Fletcher School of Law and Diplomacy Dean Admiral James Stavridis introduced Gregorian and enumerated his achievements.
“He has received 70 honorary degrees” during the course of “a life that is original in every sense and American in every sense,” Stavridis said. “He is a scholar, historian and great friend of this community.”
Gregorian is the president of Carnegie Corporation of New York, a grant-making institution founded by Andrew Carnegie in 1911. Prior to his current position, which he assumed in June 1997, Gregorian served for nine years as the president of Brown University.

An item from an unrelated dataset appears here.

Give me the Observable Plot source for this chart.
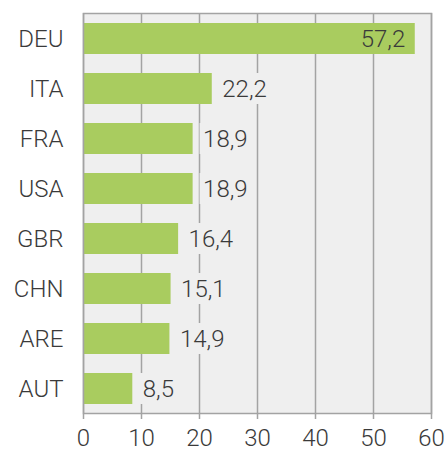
<!DOCTYPE html>
<html>
<head>
<meta charset="utf-8">
<script src="https://cdn.jsdelivr.net/npm/d3@7"></script>
<script src="https://cdn.jsdelivr.net/npm/@observablehq/plot@0.6"></script>
<style>
  html, body { margin: 0; padding: 0; background: #ffffff; }
  #chart svg { font-family: Roboto, "Noto Sans", sans-serif; font-weight: 300; }
</style>
</head>
<body>
<div id="chart"></div>
<script>
const countries = ["DEU", "ITA", "FRA", "USA", "GBR", "CHN", "ARE", "AUT"];
const values = [57.2, 22.2, 18.9, 18.9, 16.4, 15.1, 14.9, 8.5];
const xTicks = [0, 10, 20, 30, 40, 50, 60];

const data = countries.map((c, i) => ({country: c, value: values[i]}));
const fmt = v => v.toFixed(1).replace(".", ",");
const inside = d => d.value > 40;
const FS = 24;

const chart = Plot.plot({
  width: 447,
  height: 452,
  marginLeft: 83,
  marginRight: 16,
  marginTop: 13,
  marginBottom: 39,
  style: {fontSize: FS + "px", color: "#3a3a3a", background: "#ffffff"},
  x: {domain: [0, 60], ticks: xTicks, label: null},
  y: {domain: countries, label: null, paddingInner: 0.38, paddingOuter: 0.18},
  marks: [
    Plot.frame({fill: "#efefef"}),
    Plot.ruleX(xTicks, {stroke: "#a3a3a3", strokeWidth: 1.5}),
    Plot.barX(data.filter(d => !inside(d)), {
      x1: d => d.value + 1.2, x2: d => d.value + 10.2, y: "country", fill: "#efefef"
    }),
    Plot.barX(data, {x: "value", y: "country", fill: "#a9cc5f"}),
    Plot.frame({stroke: "#a3a3a3", strokeWidth: 1.5}),
    Plot.axisX({ticks: xTicks, tickSize: 6, tickPadding: 9, stroke: "#a3a3a3", strokeWidth: 1.5, fill: "#3a3a3a", label: null, fontSize: FS}),
    Plot.axisY({tickSize: 0, tickPadding: 20, fill: "#3a3a3a", label: null, fontSize: FS}),
    Plot.text(data.filter(inside), {
      x: "value", y: "country", text: d => fmt(d.value), textAnchor: "end", dx: -10,
      fill: "#3a3a3a", fontSize: FS
    }),
    Plot.text(data.filter(d => !inside(d)), {
      x: "value", y: "country", text: d => fmt(d.value), textAnchor: "start", dx: 10,
      fill: "#3a3a3a", fontSize: FS
    })
  ]
});
document.getElementById("chart").appendChild(chart);
</script>
</body>
</html>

Born in Tabriz, Iran, to Armenian parents, he got his PhD from Stanford. He was the founding dean of the Faculty of Arts and Sciences at the University of Pennsylvania in 1974 and four years later became its provost until 1981. Gregorian served as a president of the New York Public Library, bringing it back from the brink of bankruptcy.
Gregorian is the author of The Road to Home: My Life And Times, Islam: A Mosaic, Not A Monolith, and The Emergence of Modern Afghanistan, 1880-1946.
He serves on several boards including the National September 11 Memorial and Museum, and the American Academy in Berlin. He has been decorated by the French, Italian, Austrian and Portuguese governments. In 1986, Gregorian was awarded the Ellis Island Medal of Honor and in 1989 the American Academy and the Institute of Arts and Letters’ Gold Medal for Service to the Arts. In 1998, President Clinton awarded him the National Humanities Medal. In 2004, President Bush awarded him the Presidential Medal of Freedom, the nation’s highest civil award. In 2009, President Obama appointed him to the White House Fellowships Commission.
The luncheon was sponsored by the Tavitian Scholarship Program at the Fletcher School, which has been funded for the past dozen years by Aso Tavitian’s Tavitian Foundation. The program sponsors midcareer professionals from Armenia to get a six-month training course at Fletcher. There are currently about 200 graduates of the program in Armenia.
Tavitian expressed his pleasure at hosting Gregorian. “He is an individual that I really and truly admire,” he said. He also spoke about the 15 students from Armenia at the Fletcher School. “They are the future of Armenia,” he said.